Contested Questions on Human Supervision
State Senator Dave Cortese, a Democrat from San Jose, has proposed Senate Bill 1246 to layer additional oversight on top of the DMV rules. His bill would limit how many vehicles a single remote operator can monitor simultaneously and require remote operators to demonstrate knowledge of California traffic laws equivalent to that expected of human drivers. “If you don’t have a driver in the car, where is the nearest human? It’s a remote operator. We want those remote operators to be at the right ratio,” Cortese said.

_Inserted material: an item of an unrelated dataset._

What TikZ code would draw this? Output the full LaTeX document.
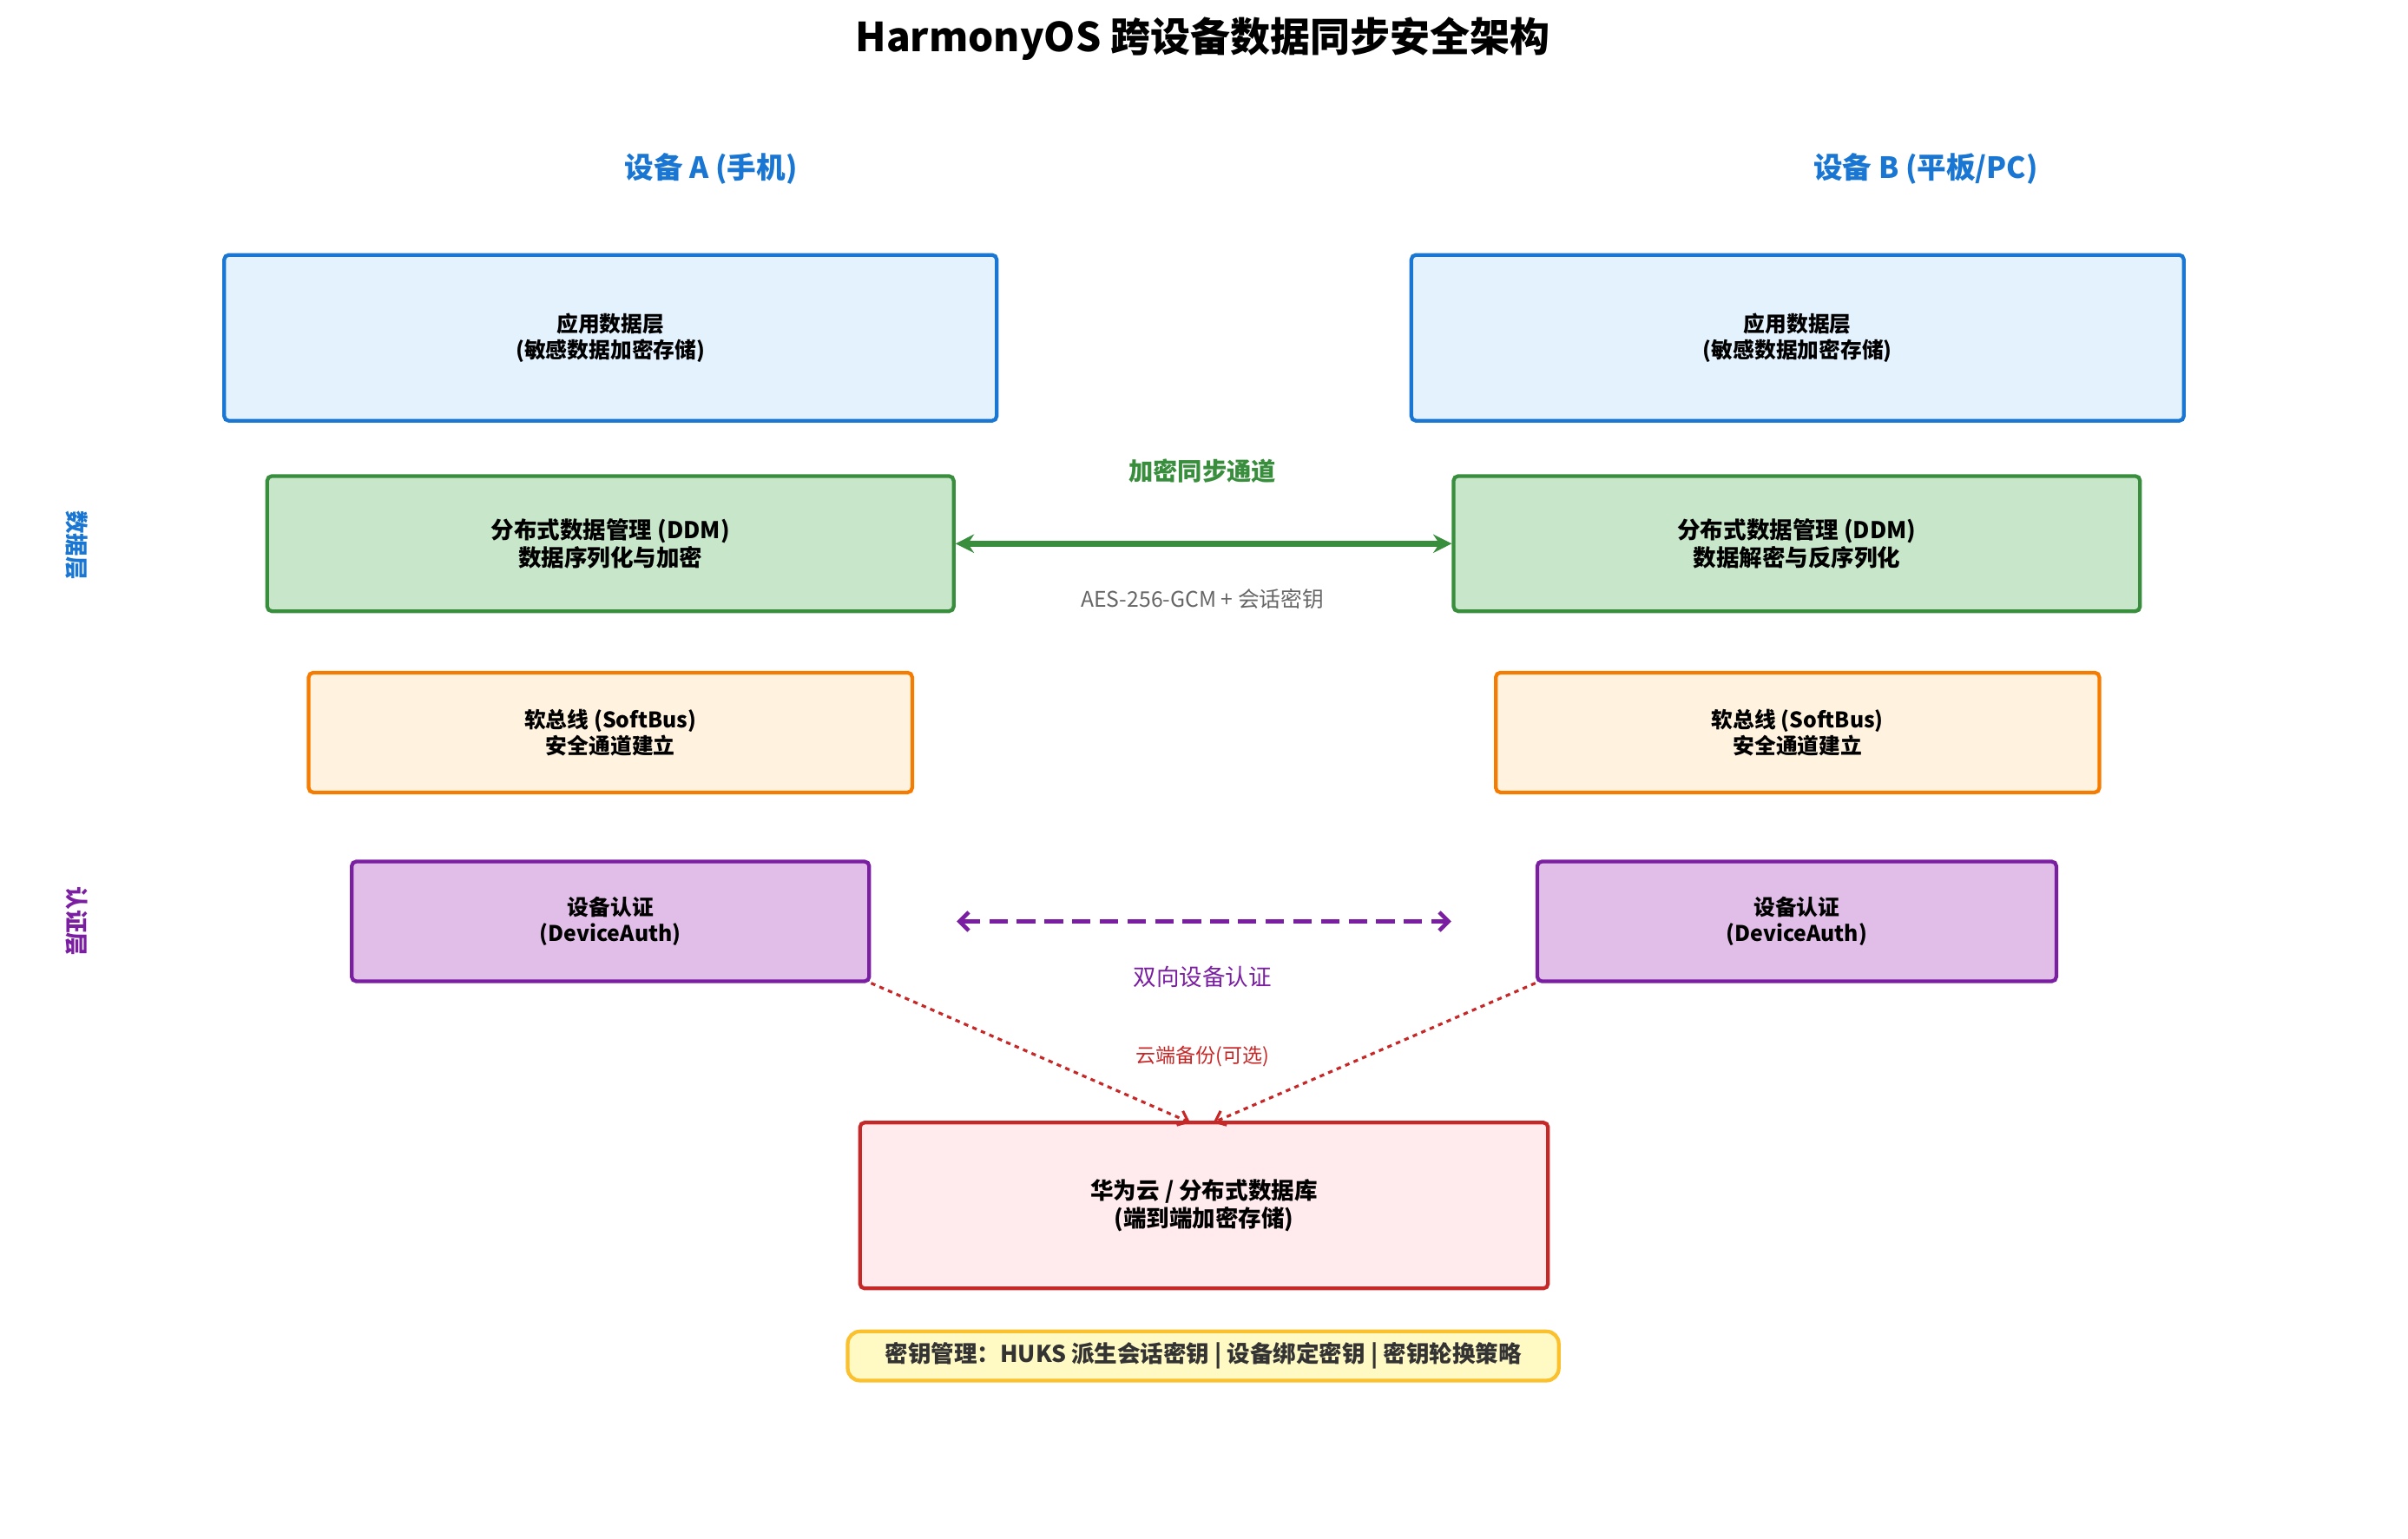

The Cortese proposal exposes an unresolved governance question: whether remote operation ratios and operator training should be set by statute, regulation, or company discretion. Cortese’s framing treats remote operators as functional equivalent to drivers, subject to the same legal and knowledge standards. Companies operating robotaxis argue that remote operators need only intervene in rare edge cases and can therefore monitor many more vehicles than a conventional driver could manage. This disagreement is unlikely to resolve quickly, as it touches both technical assumptions about failure frequency and legal questions about corporate liability.

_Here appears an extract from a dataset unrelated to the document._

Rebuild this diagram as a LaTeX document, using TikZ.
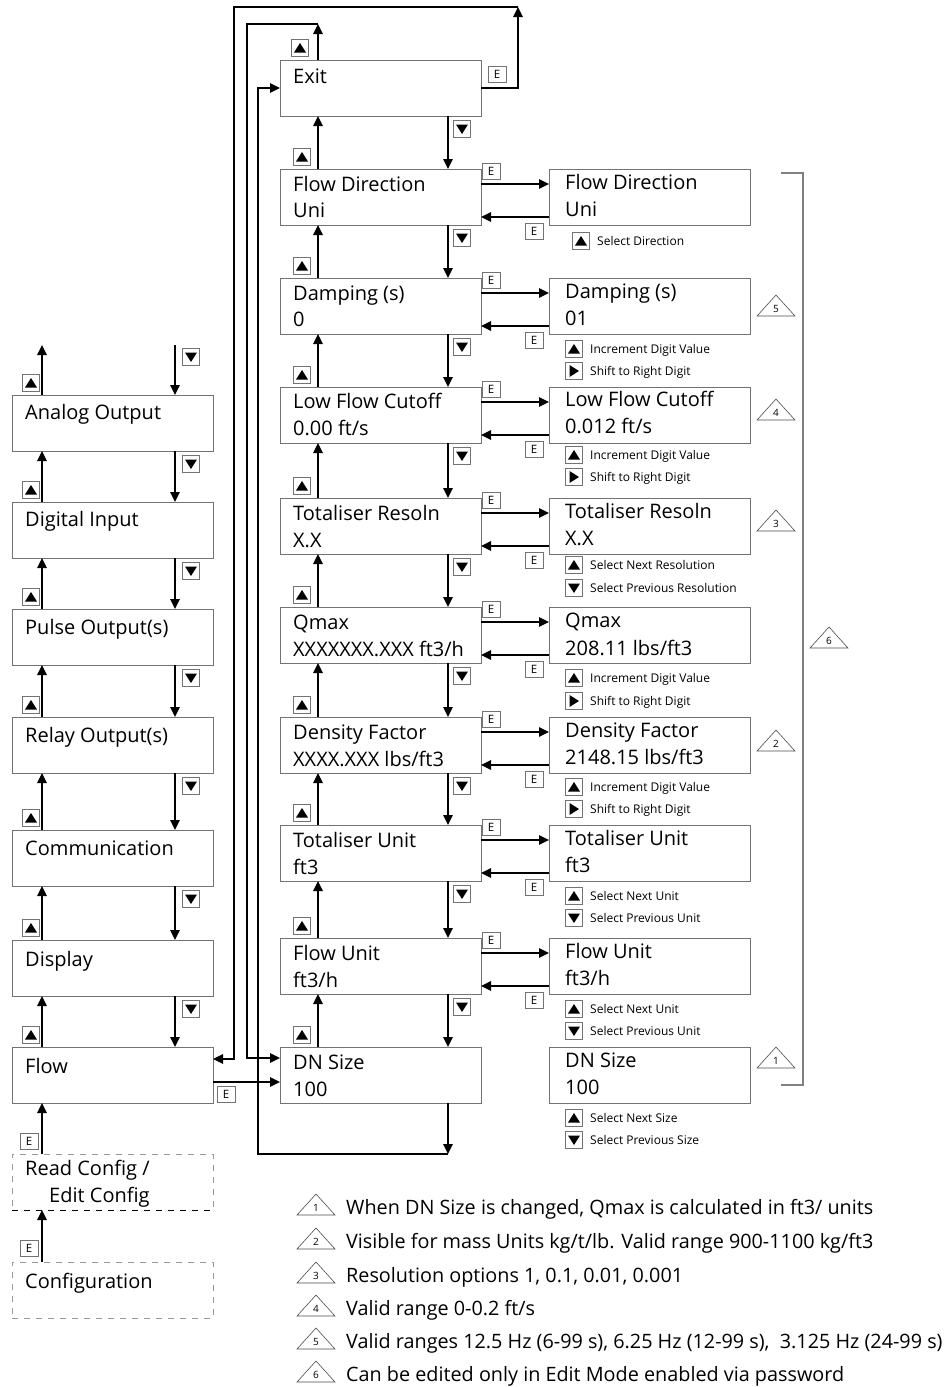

Cortese acknowledged that the new DMV rules may not dramatically alter how companies such as Waymo operate in the short term, since the citation and emergency response standards align roughly with company practice already. However, he and others advocating stronger oversight argue that additional structural constraints, such as operator ratios, could yield safety data and pressure companies to accelerate both hardware and software improvements to reduce the need for human intervention.
Monitoring Progress and Next Milestones
Banafa predicted that expanded oversight could eventually generate richer safety datasets and provide stronger justification for demanding further changes. “Additional oversight could eventually give the public more safety data and push companies to make changes to both hardware and software,” he said. This suggests a longer-term dynamic: enforcement and citation authority create cost signals that reward improving autonomous systems, which in turn may generate public data on failure rates and remediation timelines.
The timing of California’s enforcement rules reflects broader momentum in autonomous vehicle policy. China has begun issuing type approvals for Level 3 conditionally autonomous vehicles, and Shanghai unveiled plans for large-scale high-level autonomous driving deployment by 2027. This international context frames California’s new rules as part of a global regulatory race to balance innovation and safety. California’s approach emphasizes direct enforcement and emergency response safeguards; other jurisdictions may adopt different balances between company autonomy and public oversight.
Whether the new DMV rules succeed in their stated aim depends partly on factors outside regulatory control: how reliably companies detect emergency zones, how quickly their remote operators respond, and whether citation penalties are set high enough to justify investment in better detection systems. The rules themselves create enforceable consequences and clear bright-line standards. What remains uncertain is whether those mechanisms will prove sufficient to resolve the recurring operational failures that prompted the regulatory update, or whether additional measures such as Cortese’s operator ratio limits will become necessary within the next two years.